Le jeu d’acteur-chanteur est central dans le projet que vous avez présenté, comment avez-vous travaillé avec eux ?

Nous souhaitions que les comédiens finissent par trouver leur propre langage musical et leur propre façon de chanter. Nous ne leur avons transmis aucun code, aucune norme, nous voulions qu’ils choisissent leur propre direction et qu’ils se sentent à l’aise. Notre objectif était de travailler avec la voix de chaque comédien, sans essayer de la changer. Fiona Mikel, par exemple, a une très belle voix qui n’est pas lyrique mais qu’on encourage à aller vers le chant. Avec Jack Morning-Newton nous avons surtout travaillé le phrasé, la façon dont les mots vont se poser sur la musique dans un style qui est plus de l’ordre du « spoken word », un peu à la manière de Patti Smith ou Laurie Anderson. Bien entendu, nous les avons poussés à aller vers quelque chose de plus lyrique car le spectacle est en quelque sorte un soliloque chanté. Notre ambition est de poursuivre, avec les comédiens, le travail sur leur capacité à mettre des mots en musique.

Quelles sont les prochaines étapes de ce projet ?  
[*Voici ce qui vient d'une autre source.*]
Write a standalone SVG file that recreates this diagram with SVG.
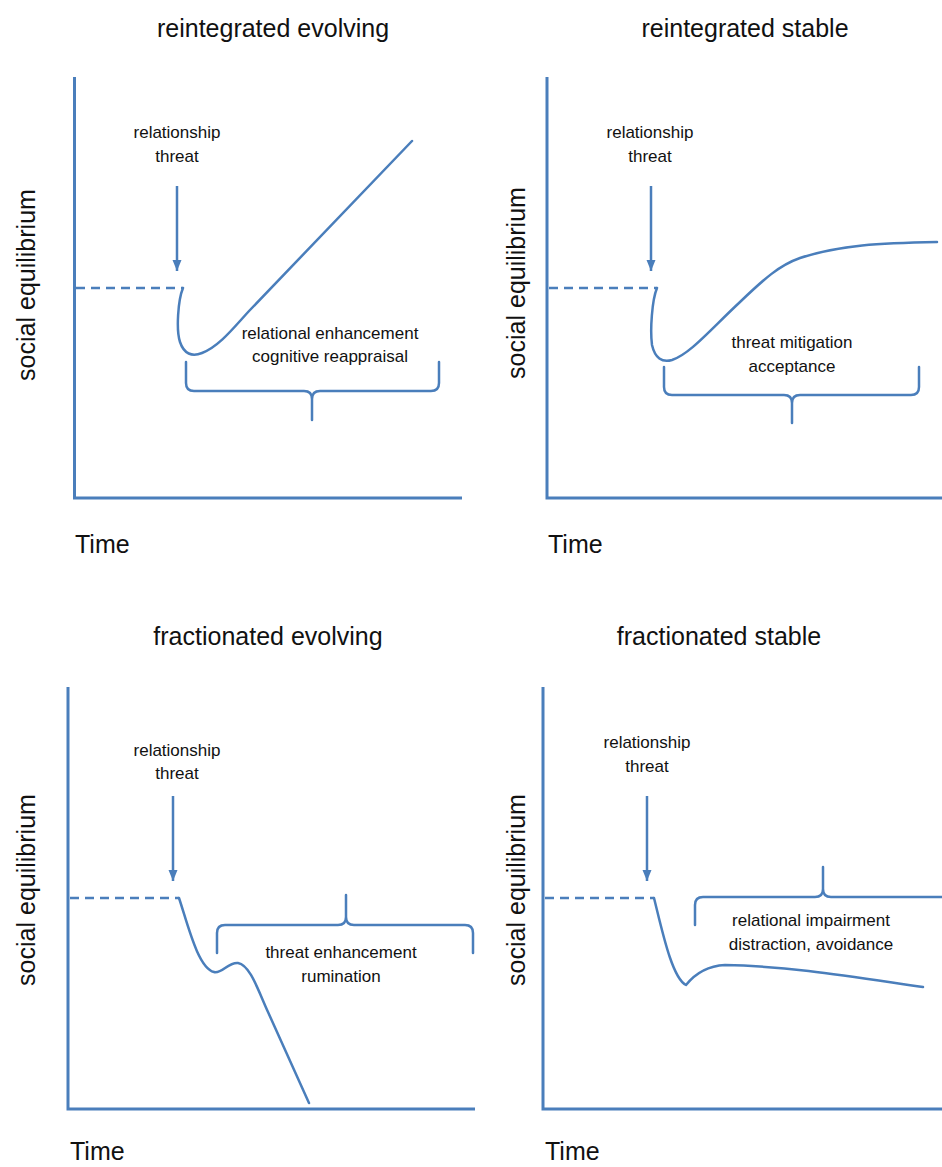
<svg xmlns="http://www.w3.org/2000/svg" width="942" height="1167" viewBox="0 0 942 1167">
<style>
.big{font-family:"Liberation Sans",Arial,sans-serif;font-size:25px;fill:#111}
.title{text-anchor:middle}
.sm{font-family:"Liberation Sans",Arial,sans-serif;font-size:17px;fill:#111;text-anchor:middle}
.axis{fill:none;stroke:#4a7ebb;stroke-width:3}
.curve{fill:none;stroke:#4a7ebb;stroke-width:2.5;stroke-linejoin:round;stroke-linecap:round}
.dash{fill:none;stroke:#4a7ebb;stroke-width:2.5;stroke-dasharray:9 6}
.arr{fill:none;stroke:#4a7ebb;stroke-width:2.5;marker-end:url(#ah)}
</style>
<defs>
<marker id="ah" markerUnits="userSpaceOnUse" markerWidth="12" markerHeight="12" viewBox="0 0 12 12" refX="11" refY="6" orient="auto">
<path d="M0,1.5 L11,6 L0,10.5 Z" fill="#4a7ebb"/>
</marker>
</defs>
<rect width="942" height="1167" fill="#fff"/>

<g id="panel-reintegrated-evolving">
<text class="big title" x="273" y="37">reintegrated evolving</text>
<text class="big" x="35" y="285" text-anchor="middle" transform="rotate(-90 35 285)">social equilibrium</text>
<text class="big" x="75" y="553">Time</text>
<path class="axis" d="M74.5,77 V498 H462"/>
<text class="sm" x="177" y="138">relationship</text>
<text class="sm" x="177" y="162">threat</text>
<text class="sm" x="330" y="339">relational enhancement</text>
<text class="sm" x="330" y="362">cognitive reappraisal</text>
</g>

<g id="panel-reintegrated-stable">
<text class="big title" x="745" y="37">reintegrated stable</text>
<text class="big" x="525" y="283" text-anchor="middle" transform="rotate(-90 525 283)">social equilibrium</text>
<text class="big" x="548" y="553">Time</text>
<path class="axis" d="M547,77 V498 H942"/>
<text class="sm" x="650" y="138">relationship</text>
<text class="sm" x="650" y="162">threat</text>
<text class="sm" x="792" y="348">threat mitigation</text>
<text class="sm" x="792" y="372">acceptance</text>
</g>

<g id="panel-fractionated-evolving">
<text class="big title" x="268" y="645">fractionated evolving</text>
<text class="big" x="35" y="890" text-anchor="middle" transform="rotate(-90 35 890)">social equilibrium</text>
<text class="big" x="70" y="1160">Time</text>
<path class="axis" d="M68,687 V1109 H475"/>
<text class="sm" x="177" y="756">relationship</text>
<text class="sm" x="177" y="779">threat</text>
<text class="sm" x="341" y="958">threat enhancement</text>
<text class="sm" x="341" y="982">rumination</text>
</g>

<g id="panel-fractionated-stable">
<text class="big title" x="719" y="645">fractionated stable</text>
<text class="big" x="525" y="890" text-anchor="middle" transform="rotate(-90 525 890)">social equilibrium</text>
<text class="big" x="545" y="1160">Time</text>
<path class="axis" d="M543,687 V1109 H942"/>
<text class="sm" x="647" y="748">relationship</text>
<text class="sm" x="647" y="772">threat</text>
<text class="sm" x="811" y="926">relational impairment</text>
<text class="sm" x="811" y="950">distraction, avoidance</text>
</g>

<g id="connectors">
<!-- panel 1 -->
<path class="dash" d="M76,288 H183"/>
<path class="arr" d="M177,186 V271"/>
<path class="curve" d="M183,288 C178,300 176,330 180,342 C184,354 192,357 202,353 C220,346 235,326 250,310 L412,141"/>
<path class="curve" d="M186,362 L186,383 Q186,391 194,391 L304,391 Q312,391 312,399 L312,420 L312,399 Q312,391 320,391 L431,391 Q439,391 439,383 L439,362"/>
<!-- panel 2 -->
<path class="dash" d="M549,288 H657"/>
<path class="arr" d="M651,186 V271"/>
<path class="curve" d="M657,288 C652,300 650,330 652,345 C655,358 662,363 672,360 C690,354 710,330 740,302 C765,278 780,265 800,258 C840,245 880,243 937,242"/>
<path class="curve" d="M664,367 L664,387 Q664,395 672,395 L784,395 Q792,395 792,403 L792,423 L792,403 Q792,395 800,395 L911,395 Q919,395 919,387 L919,367"/>
<!-- panel 3 -->
<path class="dash" d="M70,898 H179"/>
<path class="arr" d="M173,796 V881"/>
<path class="curve" d="M179,898 C188,925 198,968 214,972 C222,974 228,962 238,963 C250,965 258,990 268,1012 L309,1103"/>
<path class="curve" d="M217,953 L217,933 Q217,925 225,925 L338,925 Q346,925 346,917 L346,895 L346,917 Q346,925 354,925 L465,925 Q473,925 473,933 L473,953"/>
<!-- panel 4 -->
<path class="dash" d="M545,898 H654"/>
<path class="arr" d="M647,796 V881"/>
<path class="curve" d="M654,898 C662,930 672,978 686,985 C694,975 705,966 725,965 C790,966 860,978 923,987"/>
<path class="curve" d="M695,925 L695,905 Q695,897 703,897 L815,897 Q823,897 823,889 L823,867 L823,889 Q823,897 831,897 L942,897"/>
</g>
</svg>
Fin juillet, nous présentons le spectacle au Festival Frinje de Madrid où nous avions joué l’an passé. Nous allons présenter une forme plus développée de la dramaturgie mais sans le quatuor à cordes qui aura été préalablement enregistré. À la rentrée, nous avons à peu près deux semaines de répétitions pour finaliser le spectacle, en tout cas dans sa durée, puis nous partons en tournée en Angleterre de fin septembre à début novembre. Nous espérons reprendre le spectacle pour le jouer notamment en France et en tournée.